[Task brief]: Set the lines down again exactly, first line through the line that contains "const geoMean = 200;", with no pictures.

[Collected data]:
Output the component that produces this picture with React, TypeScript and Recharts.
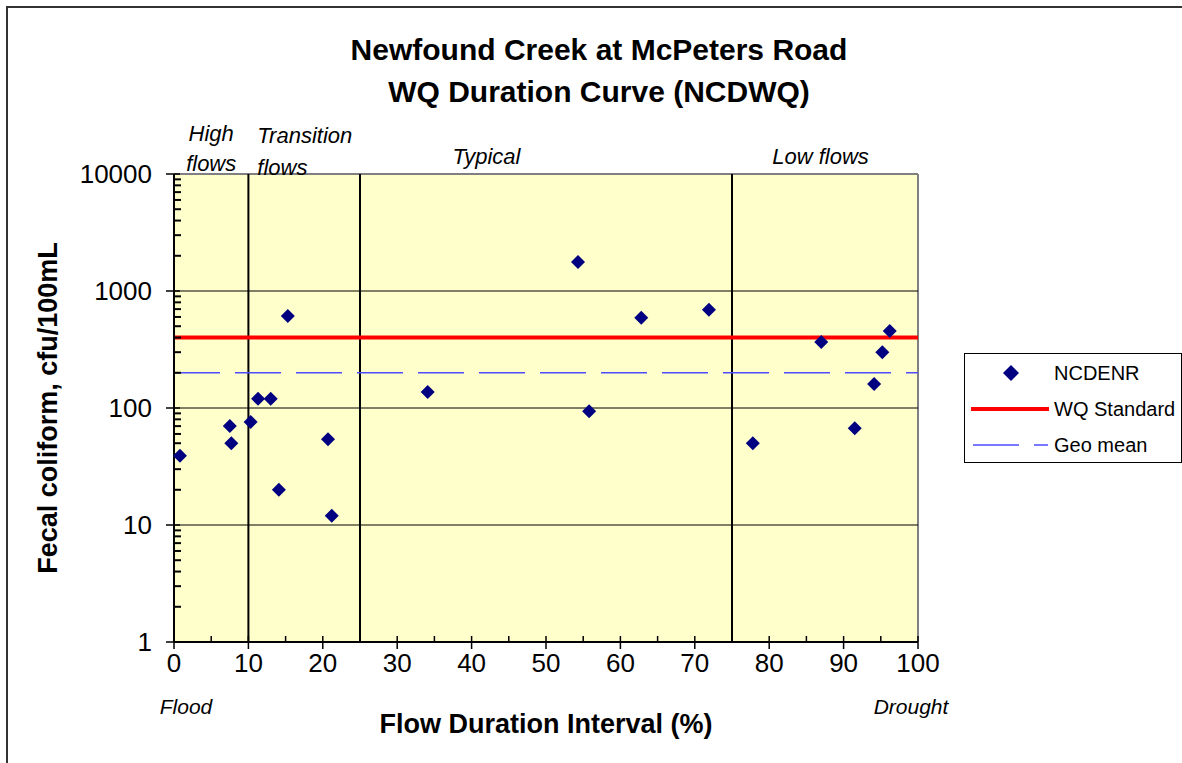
import React from 'react';
import { ComposedChart, Scatter, Line, XAxis, YAxis, ReferenceLine, CartesianGrid } from 'recharts';

// flow duration interval (%) and fecal coliform (cfu/100mL) for each NCDENR sample
const flowInterval = [0.8, 7.5, 7.7, 10.3, 11.3, 13.0, 14.1, 15.3, 20.7, 21.2, 34.1, 54.3, 55.8, 62.8, 71.9, 77.8, 87.0, 91.5, 94.1, 95.2, 96.2];
const fecalColiform = [39, 70, 50, 76, 120, 120, 20, 610, 54, 12, 137, 1770, 94, 590, 690, 50, 366, 67, 160, 300, 455];

const wqStandard = 400;
const geoMean = 200;

const xTicks = [0, 5, 10, 15, 20, 25, 30, 35, 40, 45, 50, 55, 60, 65, 70, 75, 80, 85, 90, 95, 100];
const yMajorTicks = [1, 10, 100, 1000, 10000];
const yMinorSteps = [2, 3, 4, 5, 6, 7, 8, 9];
const gridValues = [10, 100, 1000];
const zoneBreaks = [10, 25, 75];

const zoneLabels = [
  { x: 5, anchor: 'middle', lines: ['High', 'flows'], dy: [-41, -11] },
  { x: 11.2, anchor: 'start', lines: ['Transition', 'flows'], dy: [-39, -7] },
  { x: 42, anchor: 'middle', lines: ['Typical'], dy: [-18] },
  { x: 86.9, anchor: 'middle', lines: ['Low flows'], dy: [-18] },
];

const FONT = '"Liberation Sans", Arial, sans-serif';

const samples = flowInterval.map((x, i) => ({ x, y: fecalColiform[i] }));
const standardLine = [{ x: 0, y: wqStandard }, { x: 100, y: wqStandard }];
const geoMeanLine = [{ x: 0, y: geoMean }, { x: 100, y: geoMean }];

// log minor tick positions (values), drawn as short marks at the left edge of the plot
const minorTickMarks: { x: number; y: number }[] = [];
yMajorTicks.slice(0, -1).forEach((t) => yMinorSteps.forEach((s) => minorTickMarks.push({ x: 0, y: t * s })));

const Diamond = (props: any) => {
  const { cx, cy } = props;
  if (cx == null || cy == null) return null;
  const r = 7;
  return <polygon points={`${cx},${cy - r} ${cx + r},${cy} ${cx},${cy + r} ${cx - r},${cy}`} fill="#000080" />;
};

const MinorTick = (props: any) => {
  const { cx, cy } = props;
  if (cx == null || cy == null) return null;
  return <path d={`M${cx},${cy}H${cx + 7}`} stroke="#000" strokeWidth={2} fill="none" />;
};

const XTick = (props: any) => {
  const { x, y, payload } = props;
  const v = payload.value;
  const major = v % 10 === 0;
  return (
    <g>
      <line x1={x} x2={x} y1={y - 6} y2={major ? y + 7 : y} stroke="#000" strokeWidth={1.5} />
      {major && (
        <text x={x} y={y + 21} textAnchor="middle" dominantBaseline="central" fontSize={26} fontFamily={FONT} fill="#000">
          {v}
        </text>
      )}
      {v === 0 && (
        <text x={x + 12} y={y + 64} textAnchor="middle" dominantBaseline="central" fontSize={21} fontStyle="italic" fontFamily={FONT} fill="#000">
          Flood
        </text>
      )}
      {v === 100 && (
        <text x={x - 7} y={y + 64} textAnchor="middle" dominantBaseline="central" fontSize={21} fontStyle="italic" fontFamily={FONT} fill="#000">
          Drought
        </text>
      )}
    </g>
  );
};

const YTick = (props: any) => {
  const { x, y, payload } = props;
  const v = payload.value;
  return (
    <g>
      <line x1={x - 8} x2={x + 6} y1={y} y2={y} stroke="#000" strokeWidth={1.5} />
      <text x={x - 22} y={y} textAnchor="end" dominantBaseline="central" fontSize={26} fontFamily={FONT} fill="#000">
        {v}
      </text>
    </g>
  );
};

const ZoneLabel = (props: any) => {
  const { viewBox, lines, dy, anchor } = props;
  if (!viewBox) return null;
  return (
    <g>
      {lines.map((t: string, i: number) => (
        <text key={t + i} x={viewBox.x} y={viewBox.y + dy[i]} textAnchor={anchor} dominantBaseline="central" fontSize={22} fontStyle="italic" fontFamily={FONT} fill="#000">
          {t}
        </text>
      ))}
    </g>
  );
};

const LegendBox = () => (
  <div style={{ position: 'absolute', left: 964, top: 353, width: 216, height: 108, border: '1px solid #000', background: '#fff' }}>
    <svg width={216} height={108}>
      <polygon points="46,11 54,19 46,27 38,19" fill="#000080" />
      <text x={89} y={19} dominantBaseline="central" fontSize={20} fontFamily={FONT}>NCDENR</text>
      <line x1={6} x2={84} y1={55} y2={55} stroke="#FF0000" strokeWidth={4} />
      <text x={89} y={55} dominantBaseline="central" fontSize={20} fontFamily={FONT}>WQ Standard</text>
      <line x1={8} x2={54} y1={91} y2={91} stroke="#4D4DFF" strokeWidth={1.5} />
      <line x1={69} x2={83} y1={91} y2={91} stroke="#4D4DFF" strokeWidth={1.5} />
      <text x={89} y={91} dominantBaseline="central" fontSize={20} fontFamily={FONT}>Geo mean</text>
    </svg>
  </div>
);

const App = () => {
  return (
    <div style={{ position: 'absolute', left: 0, top: 0, width: 1182, height: 763, overflow: 'hidden', background: '#fff', fontFamily: FONT }}>
      <div style={{ position: 'absolute', left: 6, top: 6, width: 1300, height: 900, borderLeft: '2px solid #333', borderTop: '2px solid #333' }} />
      <div style={{ position: 'absolute', left: 0, top: 29, width: 1198, textAlign: 'center', fontSize: 30, fontWeight: 'bold', lineHeight: '42px', color: '#000' }}>
        <div>Newfound Creek at McPeters Road</div>
        <div>WQ Duration Curve (NCDWQ)</div>
      </div>
      <div style={{ position: 'absolute', left: 0, top: 0 }}>
        <ComposedChart width={1182} height={763} margin={{ top: 174, right: 264, bottom: 0, left: 0 }}>
          <CartesianGrid horizontal={false} vertical={false} fill="#FFFFCC" fillOpacity={1} />
          <ReferenceLine y={10000} stroke="#808080" strokeWidth={2} />
          <ReferenceLine x={100} stroke="#808080" strokeWidth={2} />
          {gridValues.map((g) => (
            <ReferenceLine key={'g' + g} y={g} stroke="#000" strokeWidth={1} />
          ))}
          {zoneBreaks.map((b) => (
            <ReferenceLine key={'b' + b} x={b} stroke="#000" strokeWidth={2} />
          ))}
          {zoneLabels.map((z) => (
            <ReferenceLine key={'z' + z.x} x={z.x} stroke="none" label={<ZoneLabel lines={z.lines} dy={z.dy} anchor={z.anchor} />} />
          ))}
          <XAxis
            dataKey="x"
            type="number"
            domain={[0, 100]}
            ticks={xTicks}
            interval={0}
            tickSize={0}
            tickMargin={0}
            height={121}
            axisLine={{ stroke: '#000', strokeWidth: 2 }}
            tick={<XTick />}
            label={(p: any) => (
              <text x={p.viewBox.x + p.viewBox.width / 2} y={p.viewBox.y + 82} textAnchor="middle" dominantBaseline="central" fontSize={27} fontWeight="bold" fontFamily={FONT} fill="#000">
                Flow Duration Interval (%)
              </text>
            )}
          />
          <YAxis
            dataKey="y"
            type="number"
            scale="log"
            domain={[1, 10000]}
            ticks={yMajorTicks}
            interval={0}
            tickSize={0}
            tickMargin={0}
            width={174}
            axisLine={{ stroke: '#000', strokeWidth: 2 }}
            tick={<YTick />}
            label={(p: any) => {
              const cx = 48;
              const cy = p.viewBox.y + p.viewBox.height / 2;
              return (
                <text x={cx} y={cy} transform={`rotate(-90 ${cx} ${cy})`} textAnchor="middle" dominantBaseline="central" fontSize={27} fontWeight="bold" fontFamily={FONT} fill="#000">
                  Fecal coliform, cfu/100mL
                </text>
              );
            }}
          />
          <Line data={geoMeanLine} dataKey="y" stroke="#4D4DFF" strokeWidth={1.5} strokeDasharray="46 15" dot={false} isAnimationActive={false} name="Geo mean" />
          <Line data={standardLine} dataKey="y" stroke="#FF0000" strokeWidth={4} dot={false} isAnimationActive={false} name="WQ Standard" />
          <Scatter data={minorTickMarks} dataKey="y" shape={<MinorTick />} isAnimationActive={false} legendType="none" />
          <Scatter data={samples} dataKey="y" shape={<Diamond />} isAnimationActive={false} name="NCDENR" />
        </ComposedChart>
      </div>
      <LegendBox />
    </div>
  );
};

export default App;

[Solution for this task]:
Output the component that produces this picture with React, TypeScript and Recharts.
import React from 'react';
import { ComposedChart, Scatter, Line, XAxis, YAxis, ReferenceLine, CartesianGrid } from 'recharts';

// flow duration interval (%) and fecal coliform (cfu/100mL) for each NCDENR sample
const flowInterval = [0.8, 7.5, 7.7, 10.3, 11.3, 13.0, 14.1, 15.3, 20.7, 21.2, 34.1, 54.3, 55.8, 62.8, 71.9, 77.8, 87.0, 91.5, 94.1, 95.2, 96.2];
const fecalColiform = [39, 70, 50, 76, 120, 120, 20, 610, 54, 12, 137, 1770, 94, 590, 690, 50, 366, 67, 160, 300, 455];

const wqStandard = 400;
const geoMean = 200;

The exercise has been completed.